━━━ STORED DATA ━━━

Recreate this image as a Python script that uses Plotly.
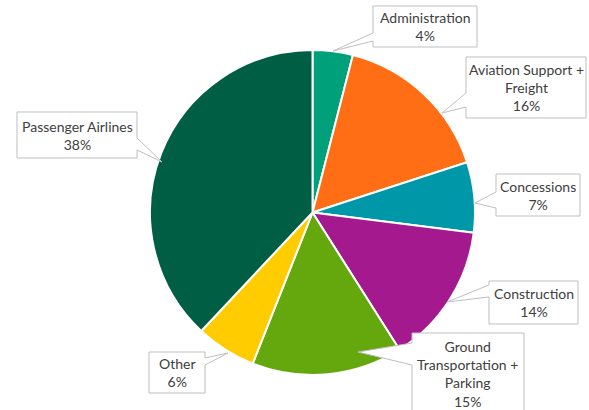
import plotly.graph_objects as go

# Revenue share by category, clockwise from 12 o'clock
categories = [
    "Administration",
    "Aviation Support + Freight",
    "Concessions",
    "Construction",
    "Ground Transportation + Parking",
    "Other",
    "Passenger Airlines",
]
values = [4, 16, 7, 14, 15, 6, 38]
# How each category name is wrapped inside its callout
label_lines = [
    ["Administration"],
    ["Aviation Support +", "Freight"],
    ["Concessions"],
    ["Construction"],
    ["Ground", "Transportation +", "Parking"],
    ["Other"],
    ["Passenger Airlines"],
]
colors = ["#00A07A", "#FF6D14", "#0098A8", "#A4198E", "#64A80D", "#FFCC00", "#005E45"]

W, H = 589, 410

# Callout geometry in pixels: box (x0, y0, x1, y1), wedge side, wedge base span, tip
callouts = [
    dict(box=(373, 6, 477, 47), side="left", base=(33, 41), tip=(333, 51)),
    dict(box=(466, 57, 586, 118), side="left", base=(93, 107), tip=(442, 113)),
    dict(box=(496, 174, 580, 216), side="left", base=(192, 208), tip=(475, 203)),
    dict(box=(489, 281, 578, 324), side="left", base=(285, 297), tip=(447, 302)),
    dict(box=(412, 333, 524, 414), side="left", base=(343, 365), tip=(358, 352)),
    dict(box=(149, 352, 205, 393), side="right", base=(358, 365), tip=(228, 353)),
    dict(box=(17, 112, 137, 158), side="right", base=(138, 150), tip=(162, 162)),
]


def px(x):
    return x / W


def py(y):
    return 1 - y / H


def callout_path(c):
    x0, y0, x1, y1 = c["box"]
    b0, b1 = c["base"]
    tx, ty = c["tip"]
    if c["side"] == "left":
        pts = [(x0, y0), (x1, y0), (x1, y1), (x0, y1), (x0, b1), (tx, ty), (x0, b0)]
    else:
        pts = [(x0, y0), (x1, y0), (x1, b0), (tx, ty), (x1, b1), (x1, y1), (x0, y1)]
    return "M " + " L ".join(f"{px(a):.5f},{py(b):.5f}" for a, b in pts) + " Z"


# Pie placement: center (312.5, 212.5), radius 162.5 px
cx, cy, r = 312.5, 212.5, 162.5

fig = go.Figure(
    go.Pie(
        labels=categories,
        values=values,
        sort=False,
        direction="clockwise",
        rotation=0,
        marker=dict(colors=colors, line=dict(color="white", width=2)),
        textinfo="none",
        hovertemplate="%{label}: %{percent}<extra></extra>",
        showlegend=False,
        domain=dict(x=[px(cx - r), px(cx + r)], y=[py(cy + r), py(cy - r)]),
    )
)

total = sum(values)
shapes = []
annotations = []
for lines, v, c in zip(label_lines, values, callouts):
    shapes.append(
        dict(
            type="path",
            xref="paper",
            yref="paper",
            path=callout_path(c),
            fillcolor="white",
            line=dict(color="#BFBFBF", width=1),
            layer="above",
        )
    )
    x0, y0, x1, y1 = c["box"]
    pct = round(v / total * 100)
    text = "<br>".join(lines + [f"{pct}%"])
    annotations.append(
        dict(
            xref="paper",
            yref="paper",
            x=px((x0 + x1) / 2),
            y=py((y0 + y1) / 2),
            xanchor="center",
            yanchor="middle",
            text=text,
            showarrow=False,
            align="center",
            font=dict(family="Lato", size=14, color="#404040"),
        )
    )

fig.update_layout(
    width=W,
    height=H,
    margin=dict(l=0, r=0, t=0, b=0),
    paper_bgcolor="white",
    plot_bgcolor="white",
    shapes=shapes,
    annotations=annotations,
)

fig.write_html("out.html")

━━━

WRITTEN EXERCISE: From the listing, extract all text exactly as given and drop any picture.

COMPLETED TASK:
Recreate this image as a Python script that uses Plotly.
import plotly.graph_objects as go

# Revenue share by category, clockwise from 12 o'clock
categories = [
    "Administration",
    "Aviation Support + Freight",
    "Concessions",
    "Construction",
    "Ground Transportation + Parking",
    "Other",
    "Passenger Airlines",
]
values = [4, 16, 7, 14, 15, 6, 38]
# How each category name is wrapped inside its callout
label_lines = [
    ["Administration"],
    ["Aviation Support +", "Freight"],
    ["Concessions"],
    ["Construction"],
    ["Ground", "Transportation +", "Parking"],
    ["Other"],
    ["Passenger Airlines"],
]
colors = ["#00A07A", "#FF6D14", "#0098A8", "#A4198E", "#64A80D", "#FFCC00", "#005E45"]

W, H = 589, 410

# Callout geometry in pixels: box (x0, y0, x1, y1), wedge side, wedge base span, tip
callouts = [
    dict(box=(373, 6, 477, 47), side="left", base=(33, 41), tip=(333, 51)),
    dict(box=(466, 57, 586, 118), side="left", base=(93, 107), tip=(442, 113)),
    dict(box=(496, 174, 580, 216), side="left", base=(192, 208), tip=(475, 203)),
    dict(box=(489, 281, 578, 324), side="left", base=(285, 297), tip=(447, 302)),
    dict(box=(412, 333, 524, 414), side="left", base=(343, 365), tip=(358, 352)),
    dict(box=(149, 352, 205, 393), side="right", base=(358, 365), tip=(228, 353)),
    dict(box=(17, 112, 137, 158), side="right", base=(138, 150), tip=(162, 162)),
]


def px(x):
    return x / W


def py(y):
    return 1 - y / H


def callout_path(c):
    x0, y0, x1, y1 = c["box"]
    b0, b1 = c["base"]
    tx, ty = c["tip"]
    if c["side"] == "left":
        pts = [(x0, y0), (x1, y0), (x1, y1), (x0, y1), (x0, b1), (tx, ty), (x0, b0)]
    else:
        pts = [(x0, y0), (x1, y0), (x1, b0), (tx, ty), (x1, b1), (x1, y1), (x0, y1)]
    return "M " + " L ".join(f"{px(a):.5f},{py(b):.5f}" for a, b in pts) + " Z"


# Pie placement: center (312.5, 212.5), radius 162.5 px
cx, cy, r = 312.5, 212.5, 162.5

fig = go.Figure(
    go.Pie(
        labels=categories,
        values=values,
        sort=False,
        direction="clockwise",
        rotation=0,
        marker=dict(colors=colors, line=dict(color="white", width=2)),
        textinfo="none",
        hovertemplate="%{label}: %{percent}<extra></extra>",
        showlegend=False,
        domain=dict(x=[px(cx - r), px(cx + r)], y=[py(cy + r), py(cy - r)]),
    )
)

total = sum(values)
shapes = []
annotations = []
for lines, v, c in zip(label_lines, values, callouts):
    shapes.append(
        dict(
            type="path",
            xref="paper",
            yref="paper",
            path=callout_path(c),
            fillcolor="white",
            line=dict(color="#BFBFBF", width=1),
            layer="above",
        )
    )
    x0, y0, x1, y1 = c["box"]
    pct = round(v / total * 100)
    text = "<br>".join(lines + [f"{pct}%"])
    annotations.append(
        dict(
            xref="paper",
            yref="paper",
            x=px((x0 + x1) / 2),
            y=py((y0 + y1) / 2),
            xanchor="center",
            yanchor="middle",
            text=text,
            showarrow=False,
            align="center",
            font=dict(family="Lato", size=14, color="#404040"),
        )
    )

fig.update_layout(
    width=W,
    height=H,
    margin=dict(l=0, r=0, t=0, b=0),
    paper_bgcolor="white",
    plot_bgcolor="white",
    shapes=shapes,
    annotations=annotations,
)

fig.write_html("out.html")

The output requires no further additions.